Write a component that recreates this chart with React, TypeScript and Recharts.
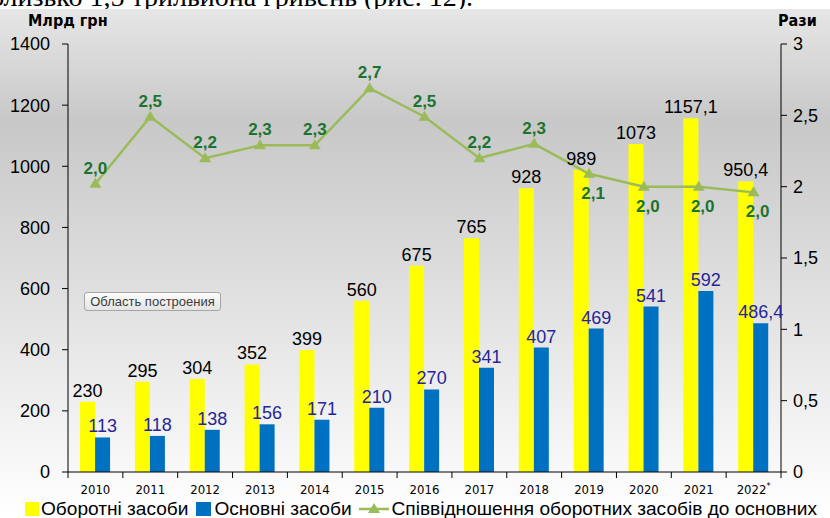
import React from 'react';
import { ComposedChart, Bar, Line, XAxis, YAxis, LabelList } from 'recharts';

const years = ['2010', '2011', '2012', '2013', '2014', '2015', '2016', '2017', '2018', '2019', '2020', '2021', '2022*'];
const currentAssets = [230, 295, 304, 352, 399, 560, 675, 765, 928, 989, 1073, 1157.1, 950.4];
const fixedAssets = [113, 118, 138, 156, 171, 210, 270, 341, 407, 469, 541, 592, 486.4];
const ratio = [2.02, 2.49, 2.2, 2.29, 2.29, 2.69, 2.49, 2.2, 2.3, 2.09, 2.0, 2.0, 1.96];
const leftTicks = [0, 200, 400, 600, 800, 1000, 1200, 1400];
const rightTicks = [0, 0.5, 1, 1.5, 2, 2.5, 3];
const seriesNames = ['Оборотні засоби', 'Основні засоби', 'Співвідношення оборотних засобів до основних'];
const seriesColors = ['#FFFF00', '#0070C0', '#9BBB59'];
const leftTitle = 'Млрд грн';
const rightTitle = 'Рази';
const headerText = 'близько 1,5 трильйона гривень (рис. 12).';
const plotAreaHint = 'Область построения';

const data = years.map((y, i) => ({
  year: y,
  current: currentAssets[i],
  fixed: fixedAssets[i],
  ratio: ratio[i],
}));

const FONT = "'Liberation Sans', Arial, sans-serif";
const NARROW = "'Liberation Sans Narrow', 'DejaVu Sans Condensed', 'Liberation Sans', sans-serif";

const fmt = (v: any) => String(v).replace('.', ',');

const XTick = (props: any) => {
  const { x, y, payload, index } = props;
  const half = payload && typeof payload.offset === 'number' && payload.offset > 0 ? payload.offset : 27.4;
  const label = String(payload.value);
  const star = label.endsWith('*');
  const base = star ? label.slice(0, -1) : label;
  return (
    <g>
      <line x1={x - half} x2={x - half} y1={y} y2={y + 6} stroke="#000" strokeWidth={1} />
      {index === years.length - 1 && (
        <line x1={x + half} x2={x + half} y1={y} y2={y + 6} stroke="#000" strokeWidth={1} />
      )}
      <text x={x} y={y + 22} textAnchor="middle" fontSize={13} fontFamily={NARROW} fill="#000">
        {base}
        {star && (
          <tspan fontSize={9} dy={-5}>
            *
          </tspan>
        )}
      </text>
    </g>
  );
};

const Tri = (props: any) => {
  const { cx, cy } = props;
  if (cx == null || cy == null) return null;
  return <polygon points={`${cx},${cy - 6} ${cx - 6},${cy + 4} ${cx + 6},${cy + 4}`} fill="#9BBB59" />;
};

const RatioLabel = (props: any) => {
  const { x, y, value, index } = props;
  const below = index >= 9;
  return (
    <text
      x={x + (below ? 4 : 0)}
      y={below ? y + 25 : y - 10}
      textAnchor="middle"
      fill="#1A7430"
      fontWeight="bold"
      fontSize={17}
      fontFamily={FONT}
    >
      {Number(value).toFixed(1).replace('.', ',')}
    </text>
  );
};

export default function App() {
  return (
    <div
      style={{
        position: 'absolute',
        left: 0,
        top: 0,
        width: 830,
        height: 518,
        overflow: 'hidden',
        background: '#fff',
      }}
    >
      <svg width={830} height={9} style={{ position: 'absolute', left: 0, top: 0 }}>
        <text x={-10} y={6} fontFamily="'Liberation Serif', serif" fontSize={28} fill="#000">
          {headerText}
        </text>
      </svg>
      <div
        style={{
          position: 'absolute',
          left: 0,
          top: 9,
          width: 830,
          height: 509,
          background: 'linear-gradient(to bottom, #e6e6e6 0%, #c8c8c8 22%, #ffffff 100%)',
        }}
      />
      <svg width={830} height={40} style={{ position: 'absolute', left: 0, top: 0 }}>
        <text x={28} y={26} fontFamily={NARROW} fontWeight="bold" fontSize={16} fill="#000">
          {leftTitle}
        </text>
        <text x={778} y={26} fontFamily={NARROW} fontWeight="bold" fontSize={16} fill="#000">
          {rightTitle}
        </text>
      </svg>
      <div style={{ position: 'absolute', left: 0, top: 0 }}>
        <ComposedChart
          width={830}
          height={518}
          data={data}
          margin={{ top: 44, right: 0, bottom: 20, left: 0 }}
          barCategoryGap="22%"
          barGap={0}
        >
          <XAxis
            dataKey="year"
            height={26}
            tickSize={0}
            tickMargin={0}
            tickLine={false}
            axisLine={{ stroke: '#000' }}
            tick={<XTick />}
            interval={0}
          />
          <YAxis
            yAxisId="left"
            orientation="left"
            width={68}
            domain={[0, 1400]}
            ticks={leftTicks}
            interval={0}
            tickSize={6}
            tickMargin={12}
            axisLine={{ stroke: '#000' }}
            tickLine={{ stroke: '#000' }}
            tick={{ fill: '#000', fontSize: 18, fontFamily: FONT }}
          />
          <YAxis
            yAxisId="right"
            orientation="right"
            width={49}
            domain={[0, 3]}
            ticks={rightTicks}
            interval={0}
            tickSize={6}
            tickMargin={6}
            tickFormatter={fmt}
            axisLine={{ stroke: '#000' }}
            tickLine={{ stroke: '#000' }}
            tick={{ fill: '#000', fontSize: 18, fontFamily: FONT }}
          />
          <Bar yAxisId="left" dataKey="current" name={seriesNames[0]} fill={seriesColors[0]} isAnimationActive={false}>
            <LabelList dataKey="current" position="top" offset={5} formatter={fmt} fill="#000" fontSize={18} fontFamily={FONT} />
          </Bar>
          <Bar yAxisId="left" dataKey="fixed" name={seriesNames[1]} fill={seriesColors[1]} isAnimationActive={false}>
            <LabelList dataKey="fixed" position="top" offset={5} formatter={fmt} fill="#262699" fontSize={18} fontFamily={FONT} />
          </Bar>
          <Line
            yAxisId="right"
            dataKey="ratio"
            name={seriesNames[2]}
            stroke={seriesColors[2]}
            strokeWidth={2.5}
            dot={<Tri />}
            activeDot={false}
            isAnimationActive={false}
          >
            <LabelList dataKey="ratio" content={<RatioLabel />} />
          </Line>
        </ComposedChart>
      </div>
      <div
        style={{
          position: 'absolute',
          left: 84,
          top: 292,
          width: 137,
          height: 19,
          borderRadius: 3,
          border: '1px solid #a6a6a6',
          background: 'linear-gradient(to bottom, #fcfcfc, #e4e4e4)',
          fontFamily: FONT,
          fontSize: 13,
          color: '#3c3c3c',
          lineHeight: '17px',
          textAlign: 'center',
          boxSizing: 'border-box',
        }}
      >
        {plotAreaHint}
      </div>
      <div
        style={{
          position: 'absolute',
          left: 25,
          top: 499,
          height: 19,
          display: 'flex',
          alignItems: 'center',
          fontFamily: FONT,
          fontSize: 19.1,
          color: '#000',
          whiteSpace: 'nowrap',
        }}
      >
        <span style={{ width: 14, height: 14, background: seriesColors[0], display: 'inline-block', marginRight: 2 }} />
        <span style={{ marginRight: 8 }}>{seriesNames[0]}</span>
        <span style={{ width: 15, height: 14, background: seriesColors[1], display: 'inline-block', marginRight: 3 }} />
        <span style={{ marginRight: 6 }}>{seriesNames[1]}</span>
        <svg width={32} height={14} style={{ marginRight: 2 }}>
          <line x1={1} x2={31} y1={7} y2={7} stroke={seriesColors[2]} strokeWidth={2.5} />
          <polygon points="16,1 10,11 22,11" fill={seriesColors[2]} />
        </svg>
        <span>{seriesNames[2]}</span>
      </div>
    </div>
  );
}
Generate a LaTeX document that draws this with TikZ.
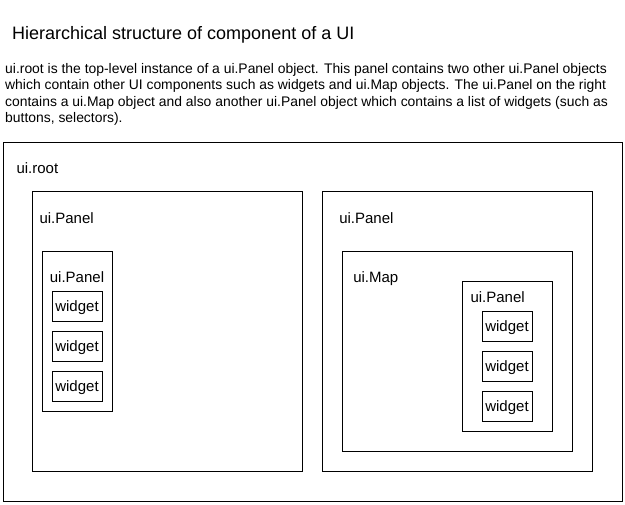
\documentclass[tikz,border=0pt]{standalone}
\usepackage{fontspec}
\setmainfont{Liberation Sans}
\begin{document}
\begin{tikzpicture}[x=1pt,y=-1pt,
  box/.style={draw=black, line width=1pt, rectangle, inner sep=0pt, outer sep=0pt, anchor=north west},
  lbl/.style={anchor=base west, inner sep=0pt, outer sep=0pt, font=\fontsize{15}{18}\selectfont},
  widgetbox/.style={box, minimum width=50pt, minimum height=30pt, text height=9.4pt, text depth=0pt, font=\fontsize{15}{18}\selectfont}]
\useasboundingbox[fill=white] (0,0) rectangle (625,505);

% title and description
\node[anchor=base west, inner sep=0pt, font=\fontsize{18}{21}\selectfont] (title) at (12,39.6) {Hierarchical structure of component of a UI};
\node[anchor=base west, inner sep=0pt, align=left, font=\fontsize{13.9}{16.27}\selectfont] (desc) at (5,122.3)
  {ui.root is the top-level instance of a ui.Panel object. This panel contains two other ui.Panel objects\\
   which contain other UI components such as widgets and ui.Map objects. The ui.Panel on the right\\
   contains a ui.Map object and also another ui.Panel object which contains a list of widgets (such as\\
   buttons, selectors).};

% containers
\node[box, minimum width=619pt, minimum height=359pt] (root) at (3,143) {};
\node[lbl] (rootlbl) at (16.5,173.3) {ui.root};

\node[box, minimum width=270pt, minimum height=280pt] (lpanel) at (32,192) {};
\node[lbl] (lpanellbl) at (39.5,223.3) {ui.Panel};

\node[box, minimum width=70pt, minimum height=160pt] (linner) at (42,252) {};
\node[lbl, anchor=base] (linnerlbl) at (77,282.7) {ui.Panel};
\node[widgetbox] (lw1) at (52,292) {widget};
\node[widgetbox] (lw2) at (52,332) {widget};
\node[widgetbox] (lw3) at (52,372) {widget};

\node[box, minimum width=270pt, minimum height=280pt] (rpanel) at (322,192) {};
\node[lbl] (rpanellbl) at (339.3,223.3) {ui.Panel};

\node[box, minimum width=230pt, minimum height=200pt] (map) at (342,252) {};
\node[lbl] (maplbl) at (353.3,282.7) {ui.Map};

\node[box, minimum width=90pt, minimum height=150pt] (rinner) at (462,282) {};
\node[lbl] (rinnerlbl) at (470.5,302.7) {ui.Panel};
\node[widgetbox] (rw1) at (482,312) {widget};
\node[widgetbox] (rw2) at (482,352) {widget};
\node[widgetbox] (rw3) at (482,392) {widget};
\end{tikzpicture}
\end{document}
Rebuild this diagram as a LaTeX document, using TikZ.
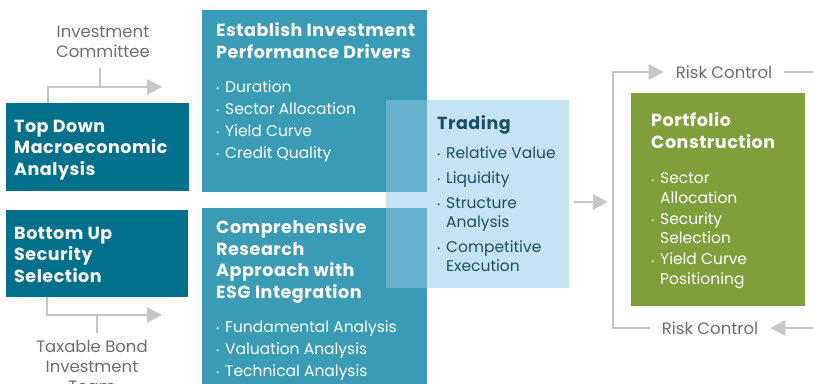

::::::

§ Exercise instructions:
Give again, word for word, the lines from the one that contains "Generate a LaTeX" to the one that contains "(0,0) rectangle (625,505);", both included. Omit the pictures.

§ Reply:
Generate a LaTeX document that draws this with TikZ.
\documentclass[tikz,border=0pt]{standalone}
\usepackage{fontspec}
\setmainfont{Liberation Sans}
\begin{document}
\begin{tikzpicture}[x=1pt,y=-1pt,
  box/.style={draw=black, line width=1pt, rectangle, inner sep=0pt, outer sep=0pt, anchor=north west},
  lbl/.style={anchor=base west, inner sep=0pt, outer sep=0pt, font=\fontsize{15}{18}\selectfont},
  widgetbox/.style={box, minimum width=50pt, minimum height=30pt, text height=9.4pt, text depth=0pt, font=\fontsize{15}{18}\selectfont}]
\useasboundingbox[fill=white] (0,0) rectangle (625,505);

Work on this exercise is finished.